An example temporal regular network (N = 14, T = 20).

Temporal small-worldness identification and dynamic network structure characterization

By combining the temporal efficiency measures and the temporal reference models defined above, we can quantitatively characterize the temporal small-world architecture, which features an optimal combination of temporal information communication on both the global and local scales: a temporal network is temporally small-world if the network possesses a larger overall temporal global efficiency than the corresponding temporal regular network and a greater overall temporal local efficiency than the corresponding temporal random network (with RE and RC randomizations), i.e., E^t_glob,regular < E^t_glob < E^t_glob,random and E^t_loc,regular > E^t_loc > E^t_loc,random. In addition, the different temporal random networks destroy specific dynamic network structures, thereby enabling the investigation of the significance of individual network architectures in terms of their contributions to the temporal efficiency of information transfer.

Experimental data

To validate the effectiveness and generalizability of the proposed framework, we applied the proposed techniques to three representative types of temporal networks, namely, brain functional connectivity networks, ITNs and social networks.

Brain functional connectivity networks

Temporal brain functional connectivity networks were constructed from the resting-state functional magnetic resonance imaging (fMRI) data recorded in two sessions of a longitudinal study involving 17 participants, which investigated the effect of mindfulness training in older adults with mild cognitive impairment (MCI). Each network consisted of nodes representing 14 brain regions (which constituted the default mode network²⁸) and 94 time steps representing the network lifetime. A range of sparsity values (referring to the preservation of the top n contacts in each static graph, n = 3, 4, …, 28) were applied to obtain binary temporal networks and temporal random and regular networks were generated. For each of the temporal brain networks, the temporal efficiency measures were calculated and then integrated over the entire sparsity range to examine the presence of significant between-session differences.

International trade networks

Using the United Nations commodity trade database (UN COMTRADE²⁹), we built a temporal ITN that consisted of 17 countries (the network nodes) and spanned 21 years (the network lifetime); the contacts were weighted based on the commodity-aggregated trade values and were assumed to be undirected. Subsequently, a series of sparsity values (representing the preservation of the top n contacts in each static graph, n = 10, 11, …, 30) were employed to produce different binary temporal networks.

Social networks

Temporal social networks were established using a dataset obtained from the SocioPatterns Project (http://www.sociopatterns.org/), which comprises the physical proximity data of 113 conference participants (corresponding to 113 nodes) over approximately 59 hours at the ACM Hypertext 2009 conference in Turin, Italy, from June 29 to July 1, 2009³⁰. Further details about these data are provided in ref. 30, 31, 32, 33 and the Supplementary Information. Three binary aggregated temporal proximity networks were obtained by applying three different aggregation time windows (half-hour, one-hour and two-hour windows), after which the windows with no contacts were removed, resulting in networks with 72, 38 and 20 time steps, respectively. In addition to the temporal small-world characteristics of these networks, the impacts of temporal persistence (the degree of similarity between adjacent snapshot networks) and the choice of aggregation window on the temporal network efficiencies were also explored.

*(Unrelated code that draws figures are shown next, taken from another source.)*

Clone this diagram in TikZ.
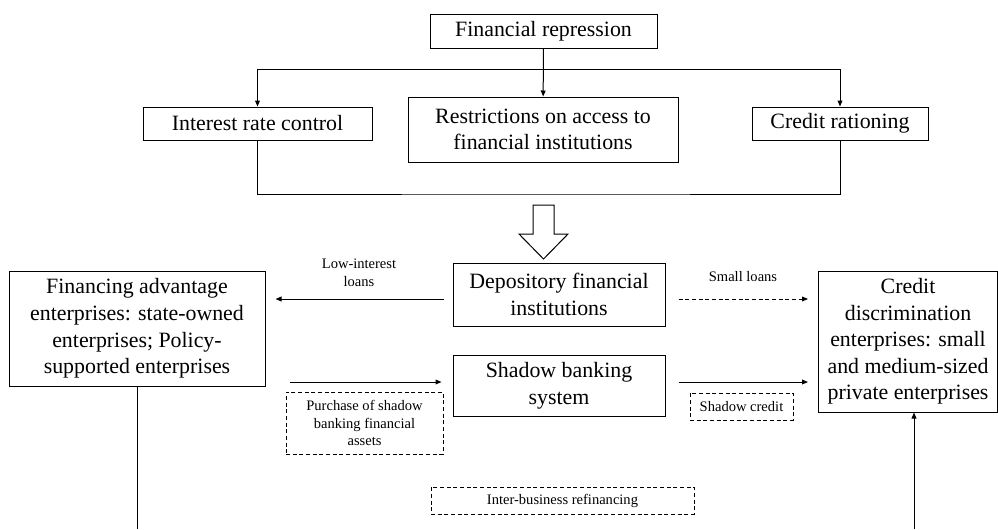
\documentclass[tikz,border=0pt]{standalone}
\usepackage{fontspec}
\setmainfont{Liberation Serif}
\usetikzlibrary{arrows.meta}

\newcommand{\pxu}{0.75pt}
\newcommand{\bigtext}{\fontsize{16.4}{19.9}\selectfont}
\newcommand{\smalltext}{\fontsize{10.9}{13.3}\selectfont}

\tikzset{
  box/.style={draw, line width=0.75pt, align=center, font=\bigtext, inner sep=0pt},
  tag/.style={draw, line width=0.6pt, dash pattern=on 3pt off 2pt, align=center, font=\smalltext, inner sep=0pt},
  lbl/.style={align=center, font=\smalltext, inner sep=0pt},
  arr/.style={-{Triangle[length=4.5pt,width=3.6pt]}},
}

\begin{document}
\begin{tikzpicture}[x=0.75pt, y=-0.75pt, line width=0.75pt]
\useasboundingbox (0,0) rectangle (998,529);

% top: repression and its three forms
\node[box, minimum width=227*\pxu, minimum height=34*\pxu] (repr) at (543.5,31) {Financial repression};
\node[box, minimum width=229*\pxu, minimum height=33*\pxu] (rate) at (257.5,123.5) {Interest rate control};
\node[box, minimum width=270*\pxu, minimum height=65*\pxu] (access) at (543,129.5) {Restrictions on access to\\financial institutions};
\node[box, minimum width=176*\pxu, minimum height=33*\pxu] (ration) at (840,123.5) {Credit rationing};

\coordinate (split) at (543,69);
\coordinate (merge) at (543,194);

\draw[arr] (repr) -- (access);
\draw[arr] (split -| rate) -- (rate);
\draw (split -| rate) -- (split -| ration);
\draw[arr] (split -| ration) -- (ration);
\draw (rate) |- (merge) -| (ration);

% hollow block arrow
\draw[line join=miter] (533,205) -- (554,205) -- (554,234) -- (568,234) -- (543.5,259)
  -- (519,234) -- (533,234) -- cycle;

% middle: institutions and enterprises
\node[box, minimum width=212*\pxu, minimum height=63*\pxu] (depo) at (559,294.5) {Depository financial\\institutions};
\node[box, minimum width=212*\pxu, minimum height=61*\pxu] (shadow) at (559,385.5) {Shadow banking\\system};
\node[box, minimum width=256*\pxu, minimum height=115*\pxu] (adv) at (137,328.5) {Financing advantage\\enterprises: state-owned\\enterprises; Policy-\\supported enterprises};
\node[box, minimum width=179*\pxu, minimum height=141*\pxu] (discr) at (908,341.5) {Credit\\discrimination\\enterprises: small\\and medium-sized\\private enterprises};

% labels
\node[lbl] (lowlbl) at (359,273) {Low-interest\\loans};
\node[lbl] (smalllbl) at (743,277) {Small loans};
\node[tag, minimum width=157*\pxu, minimum height=62*\pxu] (buytag) at (364.5,423) {Purchase of shadow\\banking financial\\assets};
\node[tag, minimum width=103*\pxu, minimum height=27*\pxu] (credtag) at (741.5,406.5) {Shadow credit};
\node[tag, minimum width=263*\pxu, minimum height=27*\pxu] (refitag) at (562.5,500.5) {Inter-business refinancing};

\coordinate (loanrow) at (0,299);
\coordinate (buyrow) at (0,382);
\coordinate (bottom) at (0,529);
\coordinate (refisrc) at (914,529);

\draw[arr, shorten <=9*\pxu, shorten >=10*\pxu] (depo.west |- loanrow) -- (adv.east |- loanrow);
\draw[arr, dash pattern=on 3pt off 2pt, shorten <=13*\pxu, shorten >=10*\pxu] (depo.east |- loanrow) -- (discr.west |- loanrow);
\draw[arr, shorten <=24*\pxu, shorten >=11*\pxu] (adv.east |- buyrow) -- (shadow.west |- buyrow);
\draw[arr, shorten <=13*\pxu, shorten >=10*\pxu] (shadow.east |- buyrow) -- (discr.west |- buyrow);

% bottom: lines leaving the frame
\draw (adv.south) -- (adv.south |- bottom);
\draw[arr] (refisrc) -- (refisrc |- discr.south);

\end{tikzpicture}
\end{document}
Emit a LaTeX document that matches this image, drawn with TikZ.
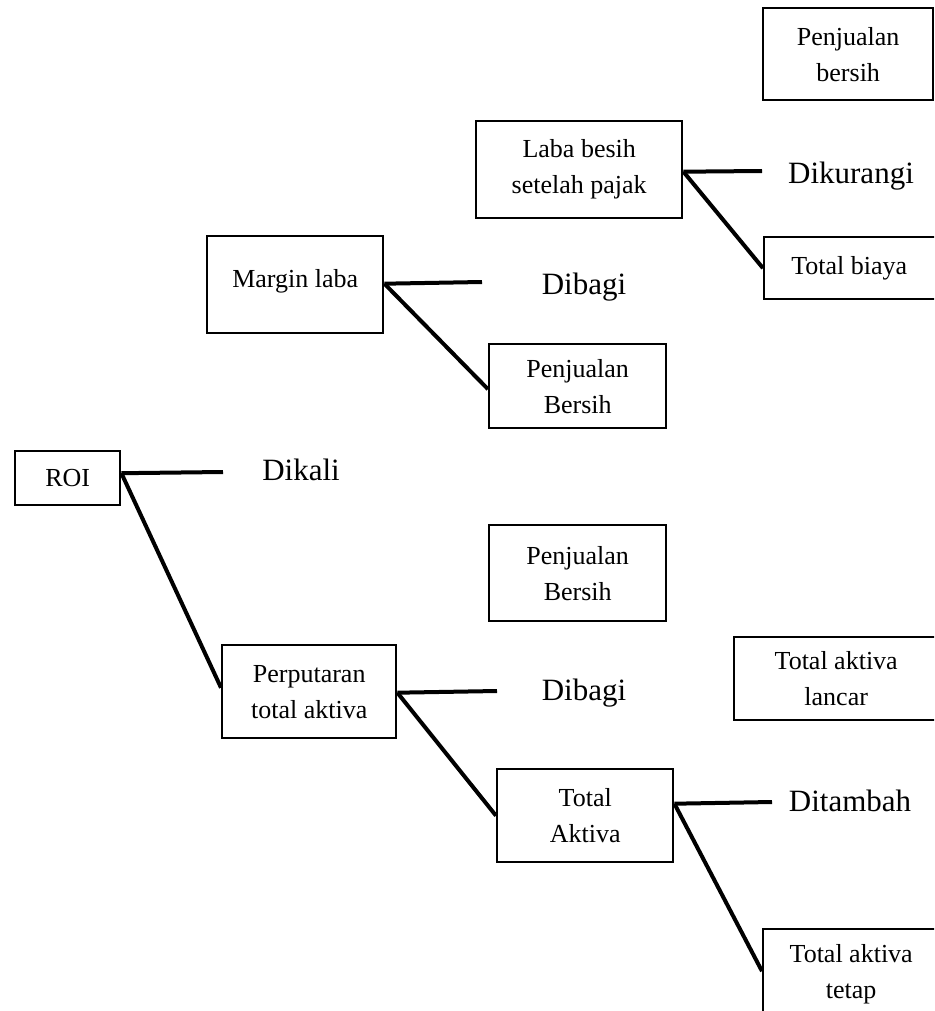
\documentclass[tikz,border=0pt]{standalone}
\usepackage{fontspec}
\setmainfont{Liberation Serif}
\begin{document}
\begin{tikzpicture}[x=1pt,y=-1pt,
  box/.style={draw, line width=2.4pt, inner sep=0pt, align=center,
    font=\fontsize{26}{36}\selectfont, anchor=north west},
  op/.style={inner sep=0pt, font=\fontsize{31}{36}\selectfont, text height=0.7em, text depth=0.2em},
  conn/.style={line width=4pt}]
\useasboundingbox (0,0) rectangle (934,1011);
\clip (0,0) rectangle (934,1011);

% boxes
\node[box, minimum width=170pt, minimum height=92pt] (pbtop) at (762,7) {Penjualan\\bersih};
\node[box, minimum width=206pt, minimum height=97pt] (laba) at (475,120) {Laba besih\\setelah pajak};
\node[box, minimum width=174pt, minimum height=62pt] (biaya) at (763,236) {\hspace*{-4pt}Total biaya};
\node[box, minimum width=176pt, minimum height=97pt] (margin) at (206,235) {\raisebox{13pt}{Margin laba}};
\node[box, minimum width=177pt, minimum height=84pt] (pb1) at (488,343) {Penjualan\\Bersih};
\node[box, minimum width=105pt, minimum height=54pt] (roi) at (14,450) {ROI};
\node[box, minimum width=177pt, minimum height=96pt] (pb2) at (488,524) {Penjualan\\Bersih};
\node[box, minimum width=204pt, minimum height=83pt] (lancar) at (733,636) {Total aktiva\\lancar};
\node[box, minimum width=174pt, minimum height=93pt] (perput) at (221,644) {Perputaran\\total aktiva};
\node[box, minimum width=176pt, minimum height=93pt] (tak) at (496,768) {Total\\Aktiva};
\node[box, minimum width=176pt, minimum height=90pt] (tetap) at (762,928) {Total aktiva\\tetap};

% operation labels
\node[op] (dikurangi) at (851,181) {Dikurangi};
\node[op] (dibagi1) at (584,292) {Dibagi};
\node[op] (dikali) at (301,478) {Dikali};
\node[op] (dibagi2) at (584,698) {Dibagi};
\node[op] (ditambah) at (850,809) {Ditambah};

% line ends
\coordinate (e1) at (762,171);
\coordinate (e2) at (482,282);
\coordinate (e3) at (223,472);
\coordinate (e4) at (497,691);
\coordinate (e5) at (772,802);

% connectors
\draw[conn] ([yshift=-2pt]laba.east) -- (e1);
\draw[conn] ([yshift=-2pt]laba.east) -- (biaya.west);
\draw[conn] ([yshift=1pt]margin.east) -- (e2);
\draw[conn] ([yshift=1pt]margin.east) -- ([yshift=-3pt]pb1.west);
\draw[conn] ([yshift=5pt]roi.east) -- (e3);
\draw[conn] ([yshift=5pt]roi.east) -- ([yshift=4pt]perput.west);
\draw[conn] ([yshift=-1pt]perput.east) -- (e4);
\draw[conn] ([yshift=-1pt]perput.east) -- (tak.west);
\draw[conn] ([yshift=12pt]tak.east) -- (e5);
\draw[conn] ([yshift=12pt]tak.east) -- ([yshift=3pt]tetap.west);
\end{tikzpicture}
\end{document}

For each of the real-world temporal networks described above, the corresponding temporal random and regular networks were generated and the temporal efficiency measures were calculated for both the original networks and the reference networks. More detailed descriptions of the network construction process for all three types of networks are presented in the Supplementary Information.

Results

Brain functional connectivity networks

Figure 4 shows the spatio-temporal structure of one of the temporal brain networks (with 3 contacts preserved in each static graph), along with the corresponding temporal regular network and one of the temporal random networks (with RE and RC randomizations; see Supplementary Fig. S2 for the other random networks). The E^t_glob and E^t_loc of the brain networks in both sessions and the corresponding temporal regular and random networks, averaged over all subjects, are plotted in Fig. 5. The efficiency measures integrated over all sparsity values (corresponding to the areas under the metric curves) are presented in Supplementary Table S1 to highlight the quantitative differences among the different types of networks. It can be observed from the figure that within the considered sparsity range, the temporal functional connectivity networks are both globally efficient (compared with the temporal regular network) and locally efficient (compared with the temporal random network with RE and RC randomizations); these findings are indicative of an optimal temporal small-world architecture. Moreover, as revealed in Fig. 5, all of the temporal randomization techniques resulted in significant variations of the temporal efficiencies of the brain networks, indicating the presence of diverse special network structures, the removal of any one of which severely affects the efficiency of temporal information communication on both the global and local scales. Furthermore, as shown in Fig. 5, a statistically significant increase was revealed in the integrated E^t_loc (p = 0.029, one-sided permutation test) after the 3-month training, whereas no significant change was discovered in the integrated E^t_glob.

Figure 4

Spatio-temporal views of (b) one of the temporal brain networks (3 contacts preserved in each static graph), (a) the corresponding temporal regular network and (c) the corresponding temporal random network (with RE and RC randomizations).

Figure 5

(a) Overall temporal global efficiency and (b) overall temporal local efficiency of the brain functional connectivity networks in both sessions (averaged over all subjects in each session) and those of the corresponding temporal regular and random networks (each efficiency value of the reference networks is averaged over all subjects, all iterations and both sessions). Horizontal axis represents the different number of contacts preserved in each snapshot static graph. The integrated temporal efficiency measures (over the entire sparsity range) are shown at the bottom of the corresponding plot (mean ± standard error for each session) and the p value is displayed for the metric showing statistically significant session difference (E^t_loc).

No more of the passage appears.